- **Aim of the task**: Print the listing as it stands, omitting all images.

- **Dataset extract**:
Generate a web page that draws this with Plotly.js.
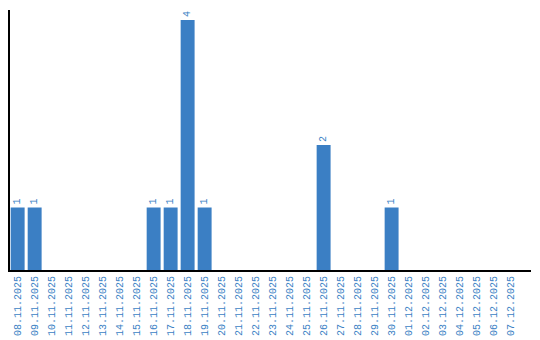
<!DOCTYPE html>
<html><head><meta charset="utf-8">
<script src="https://cdn.plot.ly/plotly-3.0.1.min.js"></script>
<style>html,body{margin:0;padding:0;background:#fff}</style>
</head><body>
<div id="chart" style="width:540px;height:340px"></div>
<script>
const dates = ["08.11.2025","09.11.2025","10.11.2025","11.11.2025","12.11.2025","13.11.2025","14.11.2025","15.11.2025","16.11.2025","17.11.2025","18.11.2025","19.11.2025","20.11.2025","21.11.2025","22.11.2025","23.11.2025","24.11.2025","25.11.2025","26.11.2025","27.11.2025","28.11.2025","29.11.2025","30.11.2025","01.12.2025","02.12.2025","03.12.2025","04.12.2025","05.12.2025","06.12.2025","07.12.2025"];
const counts = [1,1,0,0,0,0,0,0,1,1,4,1,0,0,0,0,0,0,2,0,0,0,1,0,0,0,0,0,0,0];
const labels = counts.map(v => v > 0 ? String(v) : "");
const blue = "#3b7fc4";
Plotly.newPlot("chart", [{
  type: "bar",
  x: dates,
  y: counts,
  text: labels,
  textposition: "outside",
  textangle: -90,
  cliponaxis: false,
  textfont: {family: "Liberation Mono, monospace", size: 10, color: blue},
  marker: {color: blue},
  hoverinfo: "none"
}], {
  width: 540, height: 340,
  margin: {l: 10, r: 9, t: 10, b: 70},
  paper_bgcolor: "#fff", plot_bgcolor: "#fff",
  bargap: 0.18,
  showlegend: false,
  xaxis: {
    type: "category",
    range: [-0.45, 30.2],
    tickangle: -90,
    tickfont: {family: "Liberation Mono, monospace", size: 10, color: blue},
    showline: true, linecolor: "#000", linewidth: 2,
    ticks: "", showgrid: false, zeroline: false, fixedrange: true
  },
  yaxis: {
    range: [0, 4.16],
    showticklabels: false,
    showline: true, linecolor: "#000", linewidth: 2,
    ticks: "", showgrid: false, zeroline: false, fixedrange: true
  }
}, {displayModeBar: false, staticPlot: true});
</script>
</body></html>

- **Result**:
Generate a web page that draws this with Plotly.js.
<!DOCTYPE html>
<html><head><meta charset="utf-8">
<script src="https://cdn.plot.ly/plotly-3.0.1.min.js"></script>
<style>html,body{margin:0;padding:0;background:#fff}</style>
</head><body>
<div id="chart" style="width:540px;height:340px"></div>
<script>
const dates = ["08.11.2025","09.11.2025","10.11.2025","11.11.2025","12.11.2025","13.11.2025","14.11.2025","15.11.2025","16.11.2025","17.11.2025","18.11.2025","19.11.2025","20.11.2025","21.11.2025","22.11.2025","23.11.2025","24.11.2025","25.11.2025","26.11.2025","27.11.2025","28.11.2025","29.11.2025","30.11.2025","01.12.2025","02.12.2025","03.12.2025","04.12.2025","05.12.2025","06.12.2025","07.12.2025"];
const counts = [1,1,0,0,0,0,0,0,1,1,4,1,0,0,0,0,0,0,2,0,0,0,1,0,0,0,0,0,0,0];
const labels = counts.map(v => v > 0 ? String(v) : "");
const blue = "#3b7fc4";
Plotly.newPlot("chart", [{
  type: "bar",
  x: dates,
  y: counts,
  text: labels,
  textposition: "outside",
  textangle: -90,
  cliponaxis: false,
  textfont: {family: "Liberation Mono, monospace", size: 10, color: blue},
  marker: {color: blue},
  hoverinfo: "none"
}], {
  width: 540, height: 340,
  margin: {l: 10, r: 9, t: 10, b: 70},
  paper_bgcolor: "#fff", plot_bgcolor: "#fff",
  bargap: 0.18,
  showlegend: false,
  xaxis: {
    type: "category",
    range: [-0.45, 30.2],
    tickangle: -90,
    tickfont: {family: "Liberation Mono, monospace", size: 10, color: blue},
    showline: true, linecolor: "#000", linewidth: 2,
    ticks: "", showgrid: false, zeroline: false, fixedrange: true
  },
  yaxis: {
    range: [0, 4.16],
    showticklabels: false,
    showline: true, linecolor: "#000", linewidth: 2,
    ticks: "", showgrid: false, zeroline: false, fixedrange: true
  }
}, {displayModeBar: false, staticPlot: true});
</script>
</body></html>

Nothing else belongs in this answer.